This is Sam Schneiderman, Broker-owner of Greater Boston Home Team's 150th blog post on BREN. As of this entry, he moves to posting on the first Monday of the month. Today, he discusses the role of the lender’s real estate appraiser in a typical real estate transaction.
The role of an appraiser is to provide the lender with an unbiased estimate of the value of the property being financed by the mortgage. The appraiser will be assigned by the lender or an appraisal management company that the lender uses. As one of the lender's costs in the transaction, the cost of the appraisal is usually passed on to the buyer. Although the buyer is paying for the appraisal, the appraiser is working for the bank.
Lenders use independent appraisers to assure that the property that they are lending on is worth enough to secure the loan if the borrower defaults. If the appraiser's estimate of value is less than the contracted purchase price, the lender will probably not lend on the property at that price because it affects the loan's security and the borrower’s loan to the value ratio, which is used to determine the loan program, interest rate and whether or not the buyer will need private mortgage insurance.
Appraisers that perform appraisals for real estate transactions that involve government money must be licensed by the state. In practice, virtually all lenders use licensed appraisers.
When the buyer applies for the mortgage and submits the Purchase and Sale agreement to the lender, the lender orders the appraisal. A copy of the Purchase and Sale agreement is provided to the appraiser. Most lenders collect appraisal and credit report fees at that time. The appraiser is then contacted and makes an appointment to view the property with the seller's agent or the seller. The appraiser walks through the property noting the property’s details; age, views, room and bathroom count, condition, quality of materials/workmanship, and other amenities like basement rooms, air conditioning, energy efficient items, garages, porches, patios, fenced yard, etc.
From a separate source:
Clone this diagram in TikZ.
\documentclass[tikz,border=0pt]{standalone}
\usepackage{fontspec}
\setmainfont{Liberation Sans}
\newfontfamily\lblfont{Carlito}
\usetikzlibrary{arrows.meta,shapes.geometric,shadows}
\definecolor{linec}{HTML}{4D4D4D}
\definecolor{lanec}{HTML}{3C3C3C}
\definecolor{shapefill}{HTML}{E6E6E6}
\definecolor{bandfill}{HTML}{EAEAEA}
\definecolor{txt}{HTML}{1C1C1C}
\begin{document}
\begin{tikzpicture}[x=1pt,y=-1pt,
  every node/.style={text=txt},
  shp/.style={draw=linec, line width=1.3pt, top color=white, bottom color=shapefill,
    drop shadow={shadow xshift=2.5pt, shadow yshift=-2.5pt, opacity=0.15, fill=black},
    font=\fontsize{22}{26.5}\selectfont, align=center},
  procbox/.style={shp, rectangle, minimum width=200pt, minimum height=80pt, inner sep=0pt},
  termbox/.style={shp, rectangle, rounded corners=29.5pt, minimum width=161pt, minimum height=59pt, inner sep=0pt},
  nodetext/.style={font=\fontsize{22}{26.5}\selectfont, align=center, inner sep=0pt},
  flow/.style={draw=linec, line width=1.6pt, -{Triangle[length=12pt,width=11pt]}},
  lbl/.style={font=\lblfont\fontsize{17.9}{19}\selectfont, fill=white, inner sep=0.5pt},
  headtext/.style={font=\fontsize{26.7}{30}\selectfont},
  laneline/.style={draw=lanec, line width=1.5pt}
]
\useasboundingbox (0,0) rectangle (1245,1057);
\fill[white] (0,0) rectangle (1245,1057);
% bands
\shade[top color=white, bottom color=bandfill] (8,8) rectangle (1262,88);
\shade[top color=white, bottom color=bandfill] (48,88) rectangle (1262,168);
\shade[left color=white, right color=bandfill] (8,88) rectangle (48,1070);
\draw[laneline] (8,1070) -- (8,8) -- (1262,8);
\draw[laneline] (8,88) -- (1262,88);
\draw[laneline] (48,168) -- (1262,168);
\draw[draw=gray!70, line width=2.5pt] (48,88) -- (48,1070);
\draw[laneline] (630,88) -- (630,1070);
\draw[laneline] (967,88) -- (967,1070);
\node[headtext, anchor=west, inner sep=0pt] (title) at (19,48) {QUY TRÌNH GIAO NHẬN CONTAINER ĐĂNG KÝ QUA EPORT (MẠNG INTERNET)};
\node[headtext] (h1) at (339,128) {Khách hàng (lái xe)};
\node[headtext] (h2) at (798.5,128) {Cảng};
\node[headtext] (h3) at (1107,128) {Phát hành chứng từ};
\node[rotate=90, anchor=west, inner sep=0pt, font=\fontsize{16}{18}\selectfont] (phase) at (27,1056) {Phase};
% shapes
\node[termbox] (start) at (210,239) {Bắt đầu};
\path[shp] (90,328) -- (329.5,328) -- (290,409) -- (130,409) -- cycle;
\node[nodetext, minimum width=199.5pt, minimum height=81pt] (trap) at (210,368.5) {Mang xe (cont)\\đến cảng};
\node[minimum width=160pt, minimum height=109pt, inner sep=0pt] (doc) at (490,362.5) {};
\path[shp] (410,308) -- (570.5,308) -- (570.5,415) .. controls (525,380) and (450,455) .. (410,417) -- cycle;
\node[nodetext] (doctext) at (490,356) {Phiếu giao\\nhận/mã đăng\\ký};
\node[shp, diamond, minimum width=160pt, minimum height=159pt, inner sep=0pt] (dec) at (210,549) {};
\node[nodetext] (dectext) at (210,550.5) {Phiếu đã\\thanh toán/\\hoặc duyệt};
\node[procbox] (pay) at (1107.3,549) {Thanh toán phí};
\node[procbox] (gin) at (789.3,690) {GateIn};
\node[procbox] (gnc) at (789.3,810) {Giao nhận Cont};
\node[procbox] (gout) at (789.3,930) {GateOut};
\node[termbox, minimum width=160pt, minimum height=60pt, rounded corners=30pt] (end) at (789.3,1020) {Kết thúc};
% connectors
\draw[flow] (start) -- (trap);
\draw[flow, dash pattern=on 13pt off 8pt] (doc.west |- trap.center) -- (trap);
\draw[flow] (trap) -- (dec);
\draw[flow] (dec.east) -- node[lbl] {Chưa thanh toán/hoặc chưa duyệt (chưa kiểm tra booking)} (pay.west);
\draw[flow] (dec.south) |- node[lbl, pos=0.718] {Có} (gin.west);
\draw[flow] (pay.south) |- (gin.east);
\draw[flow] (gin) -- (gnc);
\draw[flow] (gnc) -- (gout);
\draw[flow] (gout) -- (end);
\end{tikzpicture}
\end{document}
After viewing the property, the appraiser drives by and photographs area sales to determine the nearest, most recent and most similar sales that would be the best indicators of market value for the property being appraised. The details of those “comparable sales” (a/k/a “comps”) are placed in columns on a grid next to the details of the property being appraised. Appraisers then make adjustments to the sale prices of comps approximating the dollar value that typical buyers pay for those features or subtract for missing features. For example, let’s say that a home without a garage is being appraised and a comparable home with a two-car garage sold nearby. If area homes with two-car garages typically sell for $20,000 more than homes without them, that amount is subtracted from the sale price of the comp to arrive at the estimated value of the home being appraised. When complete, an appraisal report, including the grid is submitted to the lender with the appraiser’s estimate of market value.(See a sample single family appraisal here.)
Appraisals are often the most time consuming part of the mortgage process. Rush orders typically take about a week. Normal completion can extend to about a month depending on interest rates and demand for financing. Normally, appraisals are completed within a ten day to three week period.